Walking back to town from Perlan exposed them to even more little kids with fireworks, they tell me, and they were happy to observe the local families enjoying themselves. “We went to Kaffibarinn, which disappointingly wasn’t open at all. Sirkús’ 30$ admission fee seemed like a ploy to get money from tourists. So we walked around for a while before ending up at this place called Celtic Cross. They were playing some really shitty Beatles covers, which we enjoyed making fun of. After a while we decided to go home and get some rest, and that was actually when the fun started, as we got invited to parties on the way.”
Business card fervour!
Back in Brooklyn, New York, a group, containing myself, stepped out of a taxi in front of the Williamsburg White Room, where a little indie-rock scenester celebration called “Return of the 12 hour party people” was supposedly filling up with indie-rock scenesters. The cab ride there was an interesting one. Our driver, an Iranian immigrant in his mid-forties, told us in detail how he was enjoying his life in the U.S., and why he had come there. He also told us that “it’s gotten a lot harder since 9/11”.
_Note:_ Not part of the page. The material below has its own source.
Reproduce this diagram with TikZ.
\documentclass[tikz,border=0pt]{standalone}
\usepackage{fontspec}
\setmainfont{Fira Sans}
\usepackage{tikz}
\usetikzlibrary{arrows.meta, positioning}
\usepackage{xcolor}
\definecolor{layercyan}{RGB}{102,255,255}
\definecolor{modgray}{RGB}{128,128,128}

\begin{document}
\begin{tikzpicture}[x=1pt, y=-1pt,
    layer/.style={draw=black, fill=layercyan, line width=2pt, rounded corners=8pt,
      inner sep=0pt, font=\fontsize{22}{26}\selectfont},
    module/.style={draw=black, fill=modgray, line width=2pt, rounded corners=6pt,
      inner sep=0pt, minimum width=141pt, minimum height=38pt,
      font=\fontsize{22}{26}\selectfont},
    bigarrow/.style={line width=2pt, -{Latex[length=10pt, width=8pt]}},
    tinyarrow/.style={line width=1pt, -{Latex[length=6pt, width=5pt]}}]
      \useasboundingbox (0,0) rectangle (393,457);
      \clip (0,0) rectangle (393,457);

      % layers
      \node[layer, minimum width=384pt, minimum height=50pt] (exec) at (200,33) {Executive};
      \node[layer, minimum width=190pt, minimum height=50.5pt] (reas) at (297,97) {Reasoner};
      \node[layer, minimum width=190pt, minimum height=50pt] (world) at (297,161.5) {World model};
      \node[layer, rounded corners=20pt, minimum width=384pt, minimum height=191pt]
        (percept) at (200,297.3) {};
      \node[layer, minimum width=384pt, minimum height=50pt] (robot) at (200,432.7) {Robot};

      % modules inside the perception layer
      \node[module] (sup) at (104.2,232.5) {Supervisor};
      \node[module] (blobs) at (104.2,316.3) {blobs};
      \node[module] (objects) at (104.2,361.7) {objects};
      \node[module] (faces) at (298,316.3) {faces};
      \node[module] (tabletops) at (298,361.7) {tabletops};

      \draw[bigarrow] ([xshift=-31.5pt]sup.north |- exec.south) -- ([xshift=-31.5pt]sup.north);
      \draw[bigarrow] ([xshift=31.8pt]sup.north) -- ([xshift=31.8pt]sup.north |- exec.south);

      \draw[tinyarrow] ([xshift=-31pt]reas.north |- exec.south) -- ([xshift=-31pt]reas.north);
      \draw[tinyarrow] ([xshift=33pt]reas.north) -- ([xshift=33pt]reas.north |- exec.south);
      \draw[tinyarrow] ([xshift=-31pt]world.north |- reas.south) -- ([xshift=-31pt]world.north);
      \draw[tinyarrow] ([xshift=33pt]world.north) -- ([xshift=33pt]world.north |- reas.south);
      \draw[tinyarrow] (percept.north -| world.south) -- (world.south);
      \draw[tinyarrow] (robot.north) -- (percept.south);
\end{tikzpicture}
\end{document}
A group of people enjoying their cigarettes (no coke) outside of the party greeted us. Sarah, a 22-year-old philosophy student at New York University, told us that things were off to a slow start inside, but they were looking better by the minute. Her friend told me that my jacket was cool. I was amused, as people normally don’t say such things to strangers where I come from.
Williamsburg White Room seemed ill fit for a party. As we entered what amounted to a sort of empty cavern, an old Smiths tune bounced between the few who had made it there by 10 PM. Drinks were cheap, the music was fine but somehow things never got off the ground. And people kept exchanging business cards in the drink line. After performing, female rap-group Northern State counted down to midnight and the following orgy of French kissing (“So THIS is how Americans celebrate New Year’s!”), we decided to venture to the Royal Oak bar. On the way there it started raining heavily. And we got in, and drank some, danced some and smoked none.
Noah tells me the couple now prefers Reykjavík New Year’s celebrations. It struck them as more fun. “Like, people having fun and just enjoying each other’s company. In the States, New Year’s is more of an excuse to make out more than anything, while over there it seemed everybody was having a good time. Also, no one did a countdown, which is huge back home.”
My New York New Year’s was a fine one, I met some great people, saw some strange things and, refreshingly enough, the alcohol was cheap. And although I did miss the fireworks and annual comedic round-up, Áramótaskaupið, I might even conclude that I prefer it to the Reykjavík manner of ringing in a new year.
But it had nothing on the Ísafjörður-style I’ve experienced.